Our Greatest Problem and the Only Solution

American theologian Reinhold Niebuhr once wrote that the doctrine of original sin is “the only empirically verifiable doctrine of the Christian faith.” He meant that you can’t look outside and verify that Jesus died and rose again. The world doesn’t naturally inform us of Christ’s second coming. We rely on revelation from God to know those things. We don’t need revelation, however, to show us the deep wickedness of the human heart. We just need to look outside our windows.

I thought about Niebuhr’s comment last week as news reports broke verifying that the Russian army is guilty of heinous war crimes in Ukraine. Videos and photos reveal that hundreds of innocent civilians have been murdered and left for dead. Mass graves have been discovered, and the Russian army has left dead bodies strewn in the streets of abandoned cities—some with bound hands.

When Russia first invaded Ukraine, I heard comments like, “I thought we were past these kinds of wars over land.” And truthfully, it seemed bizarre. Not since World War II had one nation started a land invasion of another sovereign nation in Europe. It was tempting to conclude that humanity had regressed, that some level of progress had been tragically frustrated. It seemed like we had lost moral ground gained over the last century.

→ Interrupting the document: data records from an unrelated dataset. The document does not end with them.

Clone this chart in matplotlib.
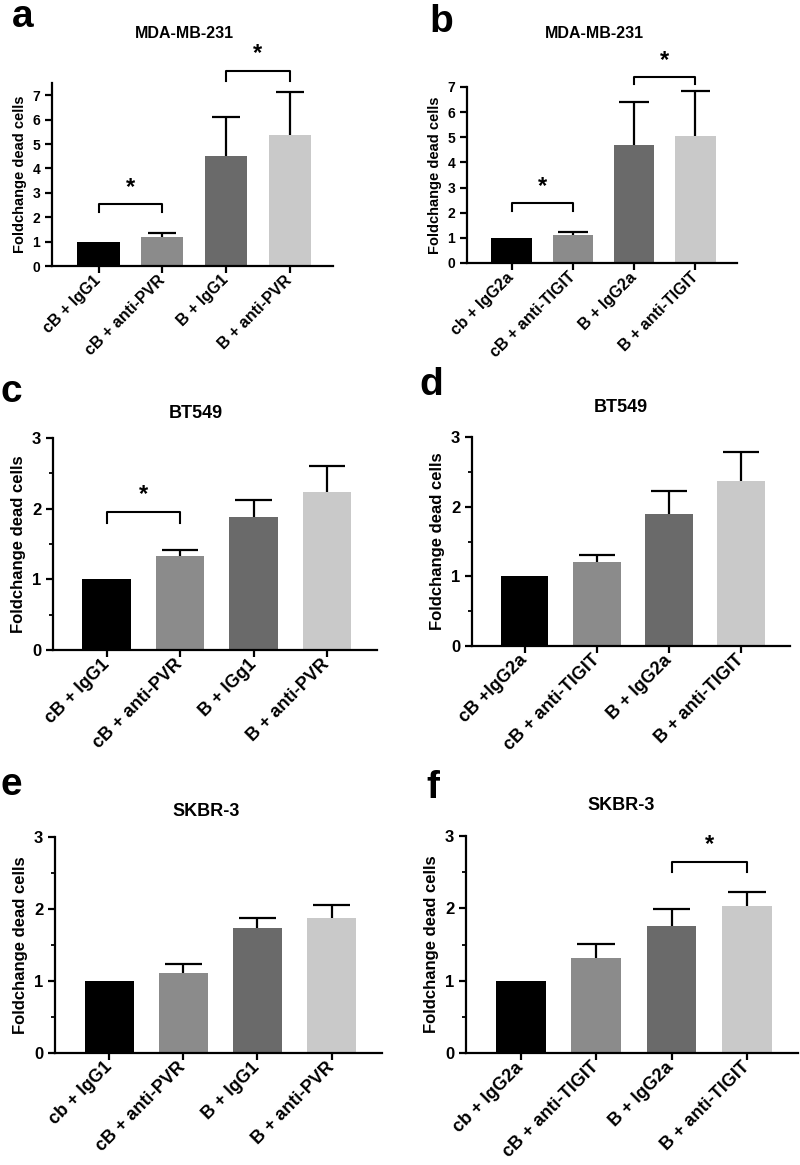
import numpy as np
import matplotlib
matplotlib.use("Agg")
import matplotlib.pyplot as plt
from matplotlib.ticker import MultipleLocator

plt.rcParams['font.family'] = ['Liberation Sans', 'DejaVu Sans']
plt.rcParams['font.weight'] = 'bold'

# ---- data (mean, upper error) ----
labels_a = ["cB + IgG1", "cB + anti-PVR", "B + IgG1", "B + anti-PVR"]
means_a = [1.0, 1.20, 4.52, 5.38]
err_a = [0.0, 0.17, 1.58, 1.77]

labels_b = ["cb + IgG2a", "cB + anti-TIGIT", "B + IgG2a", "B + anti-TIGIT"]
means_b = [1.0, 1.13, 4.68, 5.07]
err_b = [0.0, 0.11, 1.72, 1.76]

labels_c = ["cB + IgG1", "cB + anti-PVR", "B + IGg1", "B + anti-PVR"]
means_c = [1.0, 1.33, 1.88, 2.23]
err_c = [0.0, 0.08, 0.24, 0.37]

labels_d = ["cB +IgG2a", "cB + anti-TIGIT", "B + IgG2a", "B + anti-TIGIT"]
means_d = [1.0, 1.21, 1.89, 2.37]
err_d = [0.0, 0.10, 0.33, 0.41]

labels_e = ["cb + IgG1", "cB + anti-PVR", "B + IgG1", "B + anti-PVR"]
means_e = [1.0, 1.11, 1.74, 1.87]
err_e = [0.0, 0.13, 0.14, 0.18]

labels_f = ["cb + IgG2a", "cB + anti-TIGIT", "B + IgG2a", "B + anti-TIGIT"]
means_f = [1.0, 1.32, 1.76, 2.03]
err_f = [0.0, 0.19, 0.23, 0.19]

# significance brackets: (bar i, bar j, bracket height, leg bottom)
sig_a = [(0, 1, 2.54, 2.2), (2, 3, 8.0, 7.6)]
sig_b = [(0, 1, 2.39, 2.07), (2, 3, 7.4, 7.1)]
sig_c = [(0, 1, 1.95, 1.80)]
sig_d = []
sig_e = []
sig_f = [(2, 3, 2.64, 2.50)]

bar_colors = ["#000000", "#8b8b8b", "#6a6a6a", "#c9c9c9"]

W, H = 800, 1165
fig = plt.figure(figsize=(W / 100, H / 100), dpi=100)


def px_rect(left, right, top, bottom):
    return [left / W, 1 - bottom / H, (right - left) / W, (bottom - top) / H]


def panel(rect, labels, means, err, sig, ymax, ystep, minor, title, title_xy,
          letter, letter_xy, fs_tick, fs_lab, fs_num, cap):
    ax = fig.add_axes(rect)
    x = np.arange(len(means))
    means = np.array(means)
    tops = means + np.array(err)
    keep = np.array(err) > 0
    ax.bar(x, means, width=0.66, color=bar_colors, zorder=2)
    # upper-only error bars
    ax.vlines(x[keep], means[keep], tops[keep], color='black', lw=1.6, zorder=3)
    ax.hlines(tops[keep], x[keep] - cap, x[keep] + cap, color='black', lw=1.6, zorder=3)
    ax.set_xlim(-0.73, 3.68)
    ax.set_ylim(0, ymax)
    ax.yaxis.set_major_locator(MultipleLocator(ystep))
    if minor:
        ax.yaxis.set_minor_locator(MultipleLocator(minor))
    for s in ['top', 'right']:
        ax.spines[s].set_visible(False)
    for s in ['left', 'bottom']:
        ax.spines[s].set_linewidth(1.6)
        ax.spines[s].set_zorder(4)
    ax.tick_params(axis='both', which='major', width=1.6, length=5, labelsize=fs_num)
    ax.tick_params(axis='y', which='minor', width=1.3, length=3)
    ax.set_xticks(x)
    ax.set_xticklabels(labels, rotation=45, ha='right', va='center',
                       rotation_mode='anchor', fontsize=fs_tick, fontweight='bold')
    for lab in ax.get_yticklabels():
        lab.set_fontweight('bold')
    ax.set_ylabel("Foldchange dead cells", fontsize=fs_lab, fontweight='bold')
    for i, j, yb, yl in sig:
        ax.plot([i, i, j, j], [yl, yb, yb, yl], color='black', lw=1.5, clip_on=False)
        ax.text((i + j) / 2, yb + (ymax * 0.03), "*", ha='center', va='bottom',
                fontsize=17, fontweight='bold', clip_on=False)
    fig.text(title_xy[0] / W, 1 - title_xy[1] / H, title, ha='center', va='center',
             fontsize=fs_lab + 1, fontweight='bold')
    fig.text(letter_xy[0] / W, 1 - letter_xy[1] / H, letter, ha='left', va='baseline',
             fontsize=28, fontweight='bold')
    return ax


panel(px_rect(52, 333, 83, 266), labels_a, means_a, err_a, sig_a, 7.5, 1, None,
      "MDA-MB-231", (184, 33), "a", (12, 27), 11.5, 10.5, 10, 0.22)
panel(px_rect(467, 737, 87, 263), labels_b, means_b, err_b, sig_b, 7, 1, None,
      "MDA-MB-231", (594, 33), "b", (429, 32), 11.5, 10.5, 10, 0.24)
panel(px_rect(53, 377, 438, 650), labels_c, means_c, err_c, sig_c, 3, 1, 0.5,
      "BT549", (196, 413), "c", (1, 402), 13, 12, 12, 0.25)
panel(px_rect(472, 790, 437, 646), labels_d, means_d, err_d, sig_d, 3, 1, 0.5,
      "BT549", (621, 407), "d", (419, 395), 13, 12, 12, 0.25)
panel(px_rect(55, 382, 837, 1053), labels_e, means_e, err_e, sig_e, 3, 1, 0.5,
      "SKBR-3", (206, 812), "e", (1, 795), 13, 12, 12, 0.25)
panel(px_rect(466, 798, 836, 1053), labels_f, means_f, err_f, sig_f, 3, 1, 0.5,
      "SKBR-3", (621, 805), "f", (426, 798), 13, 12, 12, 0.25)

fig.savefig("out.png", dpi=100)
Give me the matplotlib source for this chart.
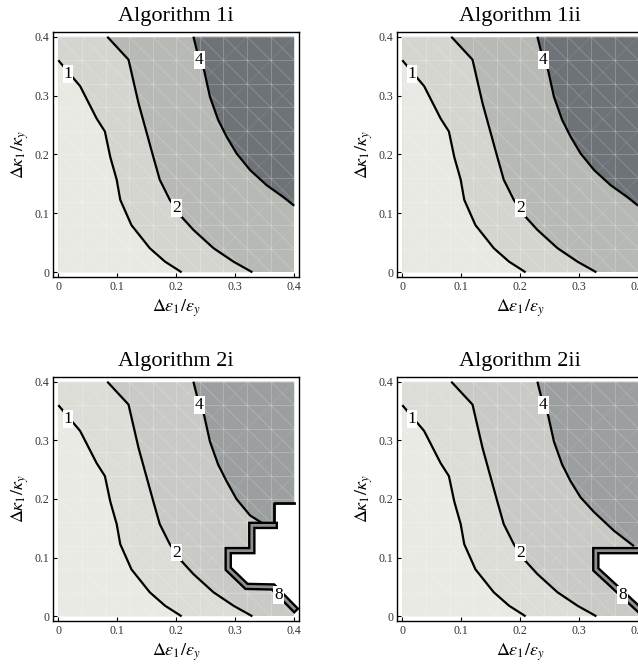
import numpy as np
import matplotlib
matplotlib.use('Agg')
import matplotlib.pyplot as plt

plt.rcParams['font.family'] = ['Liberation Serif', 'DejaVu Serif']
plt.rcParams['mathtext.fontset'] = 'stix'

# contour lines (x = d_eps/eps_y, y = d_kappa/kappa_y)
c1_x = [0.0, 0.037, 0.065, 0.079, 0.088, 0.099, 0.105, 0.124, 0.155, 0.181, 0.209]
c1_y = [0.36, 0.316, 0.261, 0.239, 0.196, 0.157, 0.123, 0.080, 0.041, 0.018, 0.0]

c2_x = [0.083, 0.119, 0.136, 0.150, 0.161, 0.172, 0.189, 0.209, 0.229, 0.263, 0.297, 0.329]
c2_y = [0.400, 0.361, 0.287, 0.236, 0.196, 0.157, 0.123, 0.094, 0.072, 0.041, 0.018, 0.0]

c4_top_x = [0.229, 0.236, 0.247, 0.257, 0.271, 0.2854, 0.302, 0.325, 0.353, 0.381, 0.400]
c4_top_y = [0.400, 0.372, 0.3435, 0.298, 0.2586, 0.230, 0.202, 0.1737, 0.148, 0.128, 0.113]

c4_2i_x = [0.229, 0.236, 0.247, 0.257, 0.271, 0.2854, 0.302, 0.325, 0.347]
c4_2i_y = [0.400, 0.372, 0.3435, 0.298, 0.2586, 0.230, 0.200, 0.172, 0.158]

c4_2ii_x = [0.229, 0.236, 0.247, 0.257, 0.271, 0.2854, 0.302, 0.3247, 0.3587, 0.3926]
c4_2ii_y = [0.400, 0.372, 0.3435, 0.298, 0.2586, 0.230, 0.203, 0.178, 0.146, 0.1195]

# boundary of the undefined (white) region, level 8
s8_2i_x = [0.400, 0.366, 0.366, 0.328, 0.328, 0.288, 0.288, 0.319, 0.364, 0.400]
s8_2i_y = [0.194, 0.194, 0.155, 0.155, 0.112, 0.112, 0.081, 0.051, 0.050, 0.013]

s8_2ii_x = [0.400, 0.328, 0.328, 0.400]
s8_2ii_y = [0.112, 0.112, 0.080, 0.013]

titles = ['Algorithm 1i', 'Algorithm 1ii', 'Algorithm 2i', 'Algorithm 2ii']
ticks = [0, 0.1, 0.2, 0.3, 0.4]
tick_labels = ['0', '0.1', '0.2', '0.3', '0.4']

top_cols = ['#e8e9e2', '#d4d5cf', '#b7b9b5', '#6e7378']
bot_cols = ['#e9eae3', '#dcddd7', '#c9cac5', '#9c9fa0']

W, H = 638, 668
fig = plt.figure(figsize=(W / 100, H / 100), dpi=100)


def rect(left, top, right, bottom):
    return [left / W, (H - bottom) / H, (right - left) / W, (bottom - top) / H]


def mesh(ax):
    g = np.arange(0, 0.4001, 0.04)
    for v in g:
        ax.plot([v, v], [0, 0.4], color='white', lw=0.6, alpha=0.25, zorder=2)
        ax.plot([0, 0.4], [v, v], color='white', lw=0.6, alpha=0.25, zorder=2)
    for c in np.arange(0.04, 0.8, 0.04):
        x0, x1 = max(0, c - 0.4), min(0.4, c)
        ax.plot([x0, x1], [c - x0, c - x1], color='white', lw=0.6, alpha=0.22, zorder=2)
    for c in np.arange(-0.32, 0.4, 0.08):
        x0, x1 = max(0, -c), min(0.4, 0.4 - c)
        ax.plot([x0, x1], [x0 + c, x1 + c], color='white', lw=0.5, alpha=0.12, zorder=2)


def label(ax, x, y, s):
    ax.text(x, y, s, ha='center', va='center', fontsize=12.5, zorder=8,
            bbox=dict(fc='white', ec='none', pad=0.6))


def panel(pos, title, cols, c4x, c4y, s8x=None, s8y=None, single=0):
    ax = fig.add_axes(pos)
    ax.set_xlim(-0.0085, 0.408)
    ax.set_ylim(-0.008, 0.4085)
    ax.fill([0, 0.4, 0.4, 0], [0, 0, 0.4, 0.4], color=cols[2], lw=0, zorder=1)
    ax.fill([0, 0] + c2_x, [0, 0.4] + c2_y, color=cols[1], lw=0, zorder=1)
    ax.fill([0] + c1_x, [0] + c1_y, color=cols[0], lw=0, zorder=1)
    if s8x is None:
        dx, dy = c4x + [0.4], c4y + [0.4]
    elif single:
        dx = c4x + s8x[single::-1] + [0.4]
        dy = c4y + s8y[single::-1] + [0.4]
    else:
        dx = c4x + [0.4, 0.4]
        dy = c4y + [c4y[-1], 0.4]
    ax.fill(dx, dy, color=cols[3], lw=0, zorder=1)
    mesh(ax)
    for xs, ys in [(c1_x, c1_y), (c2_x, c2_y), (c4x, c4y)]:
        ax.plot(xs, ys, color='black', lw=1.6, zorder=5, solid_capstyle='butt')
    if s8x is not None:
        ax.fill(s8x, s8y, color='white', lw=0, zorder=4)
        if single:
            ax.plot(s8x[:single + 1], s8y[:single + 1], color='black', lw=2.0, zorder=5)
        ax.plot(s8x[single:], s8y[single:], color='black', lw=5.4, zorder=5,
                solid_joinstyle='miter')
        ax.plot(s8x[single:], s8y[single:], color='#8e8e8e', lw=2.0, zorder=6,
                solid_joinstyle='miter')
        label(ax, 0.373, 0.036, '8')
    label(ax, 0.016, 0.337, '1')
    label(ax, 0.2006, 0.1086, '2')
    label(ax, 0.239, 0.36, '4')

    ax.set_xticks(ticks)
    ax.set_xticklabels(tick_labels)
    ax.set_yticks(ticks)
    ax.set_yticklabels(tick_labels)
    ax.tick_params(direction='in', length=3, width=0.8, labelsize=8.5, pad=3,
                   labelcolor='#333333')
    for sp in ax.spines.values():
        sp.set_linewidth(1.0)
    ax.set_title(title, fontsize=16, pad=8)
    ax.set_xlabel(r'$\Delta\varepsilon_1/\varepsilon_y$', fontsize=13)
    ax.set_ylabel(r'$\Delta\kappa_1/\kappa_y$', fontsize=13)
    ax.xaxis.set_label_coords(0.5, -0.085)
    ax.yaxis.set_label_coords(-0.09, 0.5)
    return ax


panel(rect(53.3, 31.7, 299, 277), titles[0], top_cols, c4_top_x, c4_top_y)
panel(rect(397.3, 31.7, 643, 277), titles[1], top_cols, c4_top_x, c4_top_y)
panel(rect(53.3, 376.7, 299, 621), titles[2], bot_cols, c4_2i_x, c4_2i_y,
      s8_2i_x, s8_2i_y, single=2)
panel(rect(397.3, 376.7, 643, 621), titles[3], bot_cols, c4_2ii_x, c4_2ii_y,
      s8_2ii_x, s8_2ii_y)

fig.savefig('out.png', dpi=100)
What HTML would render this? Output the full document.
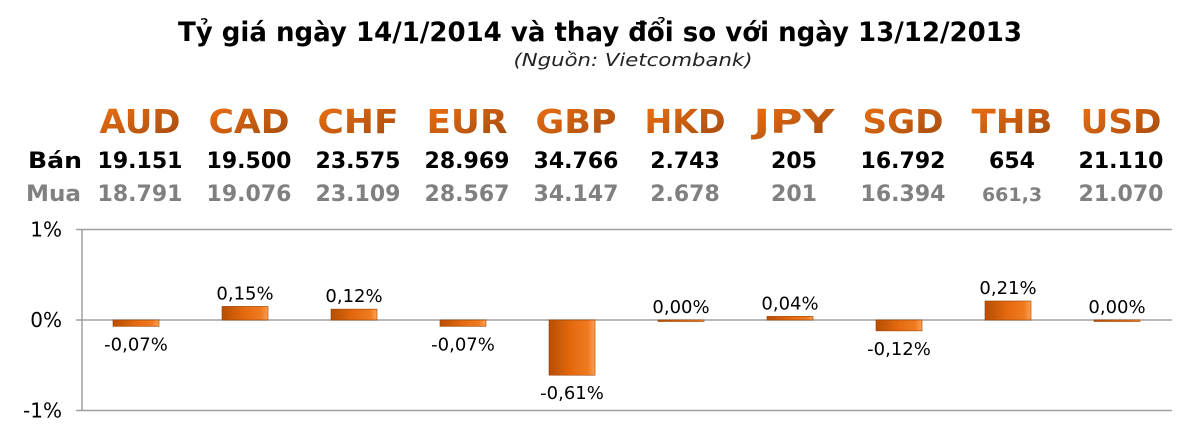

But I’m past that. The Darwinian lie of progress doesn’t make sense of what is obvious for anyone who has eyes to see. The world has never been in a state of gradual moral improvement. Sure, we’ve developed technology that improves quality of life. We’ve made huge medical progress that enables us to treat disease and lengthen life spans. We’ve stumbled upon government that guarantees inalienable rights for citizens. But we’ve done nothing to fix what’s really broken. We’ve made no gains in discovering a cure for the human heart.

Here’s the truth, plainly written in the Bible for anyone who cares to look. There will always be people like Hitler and Stalin and Putin because there will always be people who place no value on human life and who have power to treat others as tools to accomplish their own debased fantasies. There will always be war and murder and slavery. No amount of human “progress” or education or moral reform is going to eradicate what ultimately ails us.

Before I go further, let me clarify one thing. I’m not arguing here that we shouldn’t work for the improvement of our world. We have certainly made great gains in a lot of areas. We’ve seen racial slavery end in our own nation. We’ve worked to secure civil rights for more people. We can do a lot to help a lot of people, and we should continue to work to eradicate injustices like abortion, abuse, racism, and human trafficking. We should continue to fight for God-given justice.

But don’t mistake those gains for ultimate cure. James diagnoses our problem: “What causes quarrels and what causes fights among you? Is it not this, that your passions are at war within you? You desire and do not have, so you murder. You covet and cannot obtain, so you fight and quarrel” (James 4:1-2a). James, deeply rooted in the teachings of Jesus on the human heart, tells us that the root of our problem isn’t policy or poverty or education. At the core, our greatest problem—and the reason for the wars and the fighting and the murders—is that we want things we are not supposed to have.

What ails Putin is the same thing that ails us all. The difference between Putin and the rest of us is that Putin’s power goes unchecked. Putin wants Ukraine; he has power. He hurts people who get in his way. We want something else; we have less power. We hurt people who get in our way, too. Analyze any human travesty, any debased action, whatever makes your stomach churn the most, and you will inevitably find human desire gone awry. Our world does not reveal a story of inevitable evolutionary progress; our world tells a consistent story of human beings trying to play God and willing to dispose of anything or anyone who gets in the way. That story is as old as life itself.

We’ve ruined ourselves beyond the point of return, but there’s hope. If the main problem is the heart, the solution must treat the heart. There’s only one person who can change the human heart—the One who made it. The prophet Ezekiel foretold, “And I will give you a new heart, and a new spirit I will put within you. And I will remove the heart of stone from your flesh and give you a heart of flesh. And I will put my Spirit within you and cause you to walk in my statutes and be careful to obey my rules” (Ezekiel 36:26-27).

That prophecy is fulfilled in Christ. He alone can remove the heart of stone and replace it with a heart of flesh. He alone can cure our greatest problem. “If anyone is in Christ, he is a new creation. The old has passed away; behold, the new has come” (2 Corinthians 5:17).